The honest summary: most of these tools will give you a working CI in a day. The differentiators are operational ownership (Jenkins on you vs. SaaS on them), how tightly CI couples to your repo host, and how far the same config carries into delivery and deployment. Pick for fit, not hype.

Example

The pipeline below runs on every push to any branch. It restores the npm cache, installs dependencies, lints, runs the unit test suite, builds the app and - on main only - publishes the build as a versioned artifact so downstream deploy pipelines can pick it up. A failed lint or test stops the line; nothing reaches the artifact step until the commit is green.

# .buddy/buddy.yml - continuous integration on every push
- pipeline: "ci"
  trigger: "ON_EVERY_PUSH"
  refs:
    - "refs/heads/*"
  actions:
    - action: "Install + lint + test"
      type: "BUILD"
      docker_image_name: "node"
      docker_image_tag: "20"
      cached_dirs:
        - "node_modules"
      execute_commands:
        - "npm ci --prefer-offline"
        - "npm run lint"
        - "npm test -- --ci --reporters=default --reporters=jest-junit"
      services:
        - type: "POSTGRESQL"
          version: "16"

    - action: "Build production bundle"
      type: "BUILD"
      docker_image_name: "node"
      docker_image_tag: "20"
      cached_dirs:
        - "node_modules"
      execute_commands:
        - "npm run build"

    - action: "Publish artifact (main only)"
      type: "BUDDY_CLI"
      trigger_condition: "ON_CHANGE"
      run_only_on_first_failure: false
      execute_commands:
        - "bdy artifact publish web-app:$BUDDY_EXECUTION_REVISION ./dist --create"
      run_when_refs:
        - "refs/heads/main"

Every push gets the same treatment - clean container, restored cache, lint, test, build - and the result is reported back to the commit.
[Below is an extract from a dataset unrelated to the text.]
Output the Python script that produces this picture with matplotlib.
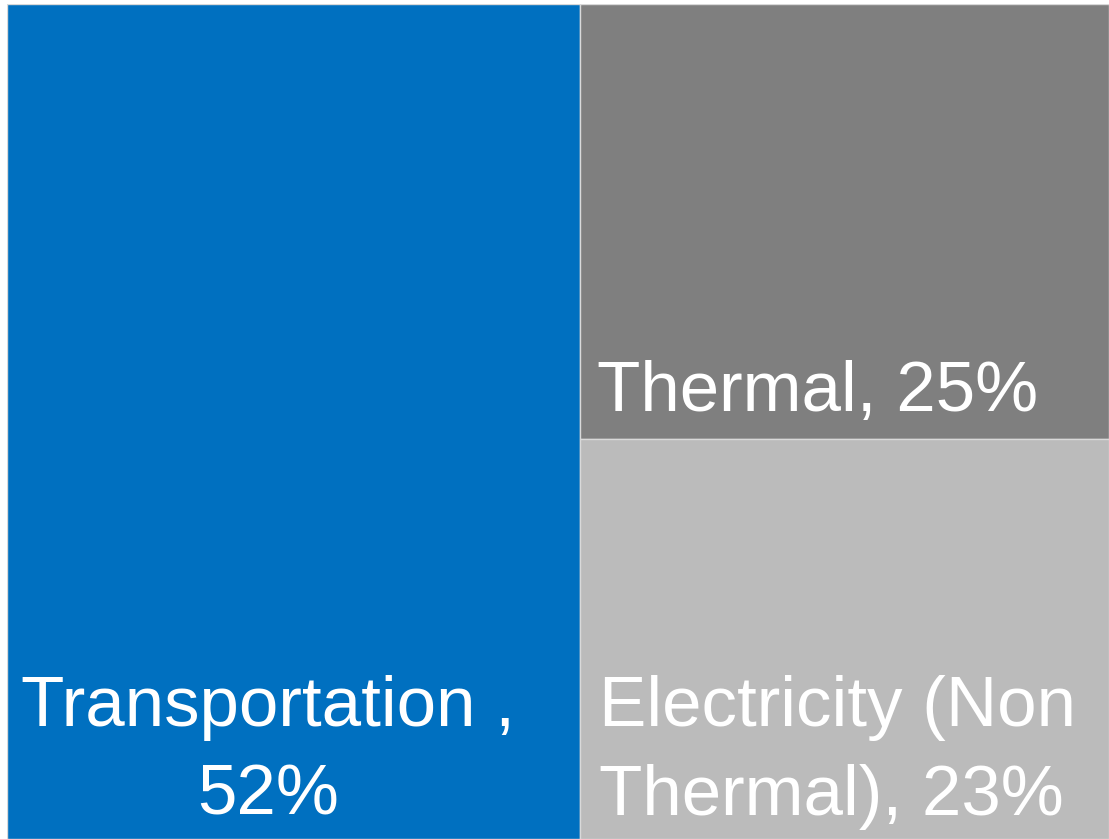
import matplotlib
matplotlib.use("Agg")
import matplotlib.pyplot as plt
from matplotlib.patches import Rectangle

labels = ["Transportation ,\n52%", "Thermal, 25%", "Electricity (Non\nThermal), 23%"]
values = [52, 25, 23]
colors = ["#0070C0", "#7F7F7F", "#BBBBBB"]

fig = plt.figure(figsize=(11.09, 8.39), dpi=100)
ax = fig.add_axes([7 / 1109, 0, 1102 / 1109, 835 / 839])
ax.set_xlim(0, 1)
ax.set_ylim(0, 1)
ax.axis("off")

total = sum(values)
w0 = values[0] / total
rects = [(0, 0, w0, 1)]
rest = values[1] + values[2]
h1 = values[1] / rest
rects.append((w0, 1 - h1, 1 - w0, h1))
rects.append((w0, 0, 1 - w0, 1 - h1))

for (x, y, w, h), c in zip(rects, colors):
    ax.add_patch(Rectangle((x, y), w, h, facecolor=c, edgecolor="#D9D9D9", linewidth=1))

font = dict(color="white", fontsize=51, family=["Liberation Sans", "DejaVu Sans"],
            linespacing=1.45)
x, y, w, h = rects[0]
ax.text(0.237, y + 0.011, labels[0], ha="center", va="bottom", multialignment="center", **font)
x, y, w, h = rects[1]
ax.text(x + 0.015, y + 0.016, labels[1], ha="left", va="bottom", **font)
x, y, w, h = rects[2]
ax.text(x + 0.017, y + 0.011, labels[2], ha="left", va="bottom", multialignment="left", **font)

fig.savefig("out.png", dpi=100)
Branches get a green check or a red X; main additionally gets a versioned, immutable artifact that the deploy pipeline can promote to a sandbox, a canary route, or production. That artifact-on-every-green-commit is the contract continuous integration exists to deliver.

Frequently asked questions

What is the difference between CI and CI/CD?

CI - continuous integration - is the build-and-test half: every commit on the mainline is built, tested, and turned into an artifact within minutes. CI/CD adds the delivery (or deployment) half on top, taking that proven artifact through staging, approval gates, and on to production. CI gets the codebase always-green; CD gets that green build to users.

How long should a CI build take?

Short enough that engineers wait for it instead of context-switching away. A common target is under 10 minutes for the pre-merge pipeline and under 30 minutes for the full post-merge suite. When builds creep past that, teams parallelise tests, cache dependencies and build layers, split the suite into fast unit checks (run on every push) and slower integration/e2e checks (run nightly or on a merge queue).

Do I need a dedicated CI server?

Not a physical one. You do need a CI service - hosted or self-managed - that picks up each push, runs the build in a clean, reproducible environment, and reports the result back to the commit. Running the build "on a developer's laptop" or "on the staging box" is not CI; the environment has to be deterministic and shared so every commit gets the same treatment.

Does continuous integration work with monorepos?

Yes - and most large monorepos depend on it. The catch is that a naive "run everything on every push" pipeline gets unworkably slow. Mature monorepo CI uses change detection (only build and test what the diff touched), remote build caches (Bazel, Nx, Turborepo), and merge queues so the mainline is only updated by commits that have actually been tested together.